──────── Supplied information
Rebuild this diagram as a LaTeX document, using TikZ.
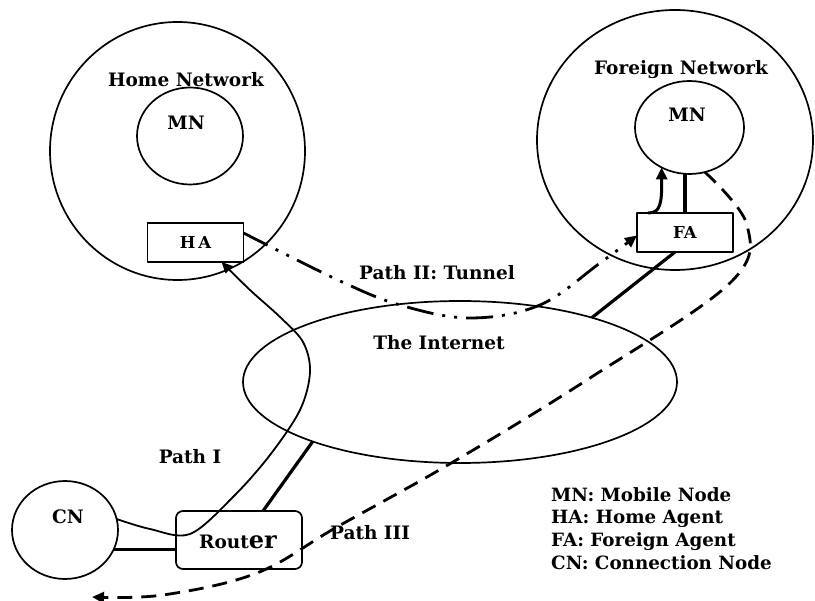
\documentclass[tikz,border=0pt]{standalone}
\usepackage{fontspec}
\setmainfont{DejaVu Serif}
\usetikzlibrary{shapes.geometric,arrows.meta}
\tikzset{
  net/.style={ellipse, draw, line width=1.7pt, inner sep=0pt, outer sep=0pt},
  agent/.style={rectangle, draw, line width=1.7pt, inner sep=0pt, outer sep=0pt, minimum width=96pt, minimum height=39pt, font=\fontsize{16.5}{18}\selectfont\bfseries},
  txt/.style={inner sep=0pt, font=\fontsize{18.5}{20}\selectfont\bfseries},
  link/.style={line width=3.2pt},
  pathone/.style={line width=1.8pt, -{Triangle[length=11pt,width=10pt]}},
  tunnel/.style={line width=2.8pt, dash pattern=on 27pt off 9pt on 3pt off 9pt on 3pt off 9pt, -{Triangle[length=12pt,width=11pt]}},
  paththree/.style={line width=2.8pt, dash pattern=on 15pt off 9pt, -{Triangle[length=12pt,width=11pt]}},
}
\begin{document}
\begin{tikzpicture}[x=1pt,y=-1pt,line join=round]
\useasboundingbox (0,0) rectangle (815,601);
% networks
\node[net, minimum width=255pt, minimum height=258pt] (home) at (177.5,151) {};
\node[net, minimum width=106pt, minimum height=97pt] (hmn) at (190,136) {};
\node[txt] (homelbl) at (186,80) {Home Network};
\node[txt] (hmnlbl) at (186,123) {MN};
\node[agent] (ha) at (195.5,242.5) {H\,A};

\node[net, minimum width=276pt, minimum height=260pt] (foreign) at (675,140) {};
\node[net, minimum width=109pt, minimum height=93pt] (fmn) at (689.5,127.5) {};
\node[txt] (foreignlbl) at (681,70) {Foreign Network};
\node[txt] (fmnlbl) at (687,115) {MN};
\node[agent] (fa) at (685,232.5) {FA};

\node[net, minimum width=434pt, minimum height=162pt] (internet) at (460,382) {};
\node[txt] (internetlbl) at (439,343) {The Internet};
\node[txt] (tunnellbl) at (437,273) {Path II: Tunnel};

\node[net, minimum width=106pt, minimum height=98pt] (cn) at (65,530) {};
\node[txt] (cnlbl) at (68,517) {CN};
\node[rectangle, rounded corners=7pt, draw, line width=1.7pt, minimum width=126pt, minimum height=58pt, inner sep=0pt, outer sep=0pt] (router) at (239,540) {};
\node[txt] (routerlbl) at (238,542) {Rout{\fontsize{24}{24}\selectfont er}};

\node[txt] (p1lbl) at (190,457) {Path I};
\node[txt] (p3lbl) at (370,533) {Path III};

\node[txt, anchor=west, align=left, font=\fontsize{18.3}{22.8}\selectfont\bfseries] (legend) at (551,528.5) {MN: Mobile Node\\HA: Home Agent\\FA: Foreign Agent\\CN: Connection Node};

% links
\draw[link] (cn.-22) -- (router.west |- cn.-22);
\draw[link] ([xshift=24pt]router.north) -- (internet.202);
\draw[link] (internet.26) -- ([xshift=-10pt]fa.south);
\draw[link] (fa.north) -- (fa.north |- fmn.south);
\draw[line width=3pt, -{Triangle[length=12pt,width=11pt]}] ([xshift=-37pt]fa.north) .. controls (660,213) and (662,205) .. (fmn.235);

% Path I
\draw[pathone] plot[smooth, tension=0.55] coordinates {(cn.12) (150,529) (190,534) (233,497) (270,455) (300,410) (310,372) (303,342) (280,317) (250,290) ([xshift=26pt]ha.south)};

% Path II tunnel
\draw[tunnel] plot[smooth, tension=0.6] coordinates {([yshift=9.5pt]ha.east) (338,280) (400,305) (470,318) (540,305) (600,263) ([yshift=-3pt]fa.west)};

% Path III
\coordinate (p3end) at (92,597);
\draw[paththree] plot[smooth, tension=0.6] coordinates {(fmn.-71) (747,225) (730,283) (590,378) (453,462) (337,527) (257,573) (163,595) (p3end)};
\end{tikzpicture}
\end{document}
────────────────
#### [Aim]
Exactly reproduce the run of lines from the start of the listing through the line with "(p3lbl) at (370,533)", inclusive; pictures are not copied.

#### [Reply]
Rebuild this diagram as a LaTeX document, using TikZ.
\documentclass[tikz,border=0pt]{standalone}
\usepackage{fontspec}
\setmainfont{DejaVu Serif}
\usetikzlibrary{shapes.geometric,arrows.meta}
\tikzset{
  net/.style={ellipse, draw, line width=1.7pt, inner sep=0pt, outer sep=0pt},
  agent/.style={rectangle, draw, line width=1.7pt, inner sep=0pt, outer sep=0pt, minimum width=96pt, minimum height=39pt, font=\fontsize{16.5}{18}\selectfont\bfseries},
  txt/.style={inner sep=0pt, font=\fontsize{18.5}{20}\selectfont\bfseries},
  link/.style={line width=3.2pt},
  pathone/.style={line width=1.8pt, -{Triangle[length=11pt,width=10pt]}},
  tunnel/.style={line width=2.8pt, dash pattern=on 27pt off 9pt on 3pt off 9pt on 3pt off 9pt, -{Triangle[length=12pt,width=11pt]}},
  paththree/.style={line width=2.8pt, dash pattern=on 15pt off 9pt, -{Triangle[length=12pt,width=11pt]}},
}
\begin{document}
\begin{tikzpicture}[x=1pt,y=-1pt,line join=round]
\useasboundingbox (0,0) rectangle (815,601);
% networks
\node[net, minimum width=255pt, minimum height=258pt] (home) at (177.5,151) {};
\node[net, minimum width=106pt, minimum height=97pt] (hmn) at (190,136) {};
\node[txt] (homelbl) at (186,80) {Home Network};
\node[txt] (hmnlbl) at (186,123) {MN};
\node[agent] (ha) at (195.5,242.5) {H\,A};

\node[net, minimum width=276pt, minimum height=260pt] (foreign) at (675,140) {};
\node[net, minimum width=109pt, minimum height=93pt] (fmn) at (689.5,127.5) {};
\node[txt] (foreignlbl) at (681,70) {Foreign Network};
\node[txt] (fmnlbl) at (687,115) {MN};
\node[agent] (fa) at (685,232.5) {FA};

\node[net, minimum width=434pt, minimum height=162pt] (internet) at (460,382) {};
\node[txt] (internetlbl) at (439,343) {The Internet};
\node[txt] (tunnellbl) at (437,273) {Path II: Tunnel};

\node[net, minimum width=106pt, minimum height=98pt] (cn) at (65,530) {};
\node[txt] (cnlbl) at (68,517) {CN};
\node[rectangle, rounded corners=7pt, draw, line width=1.7pt, minimum width=126pt, minimum height=58pt, inner sep=0pt, outer sep=0pt] (router) at (239,540) {};
\node[txt] (routerlbl) at (238,542) {Rout{\fontsize{24}{24}\selectfont er}};

\node[txt] (p1lbl) at (190,457) {Path I};
\node[txt] (p3lbl) at (370,533) {Path III};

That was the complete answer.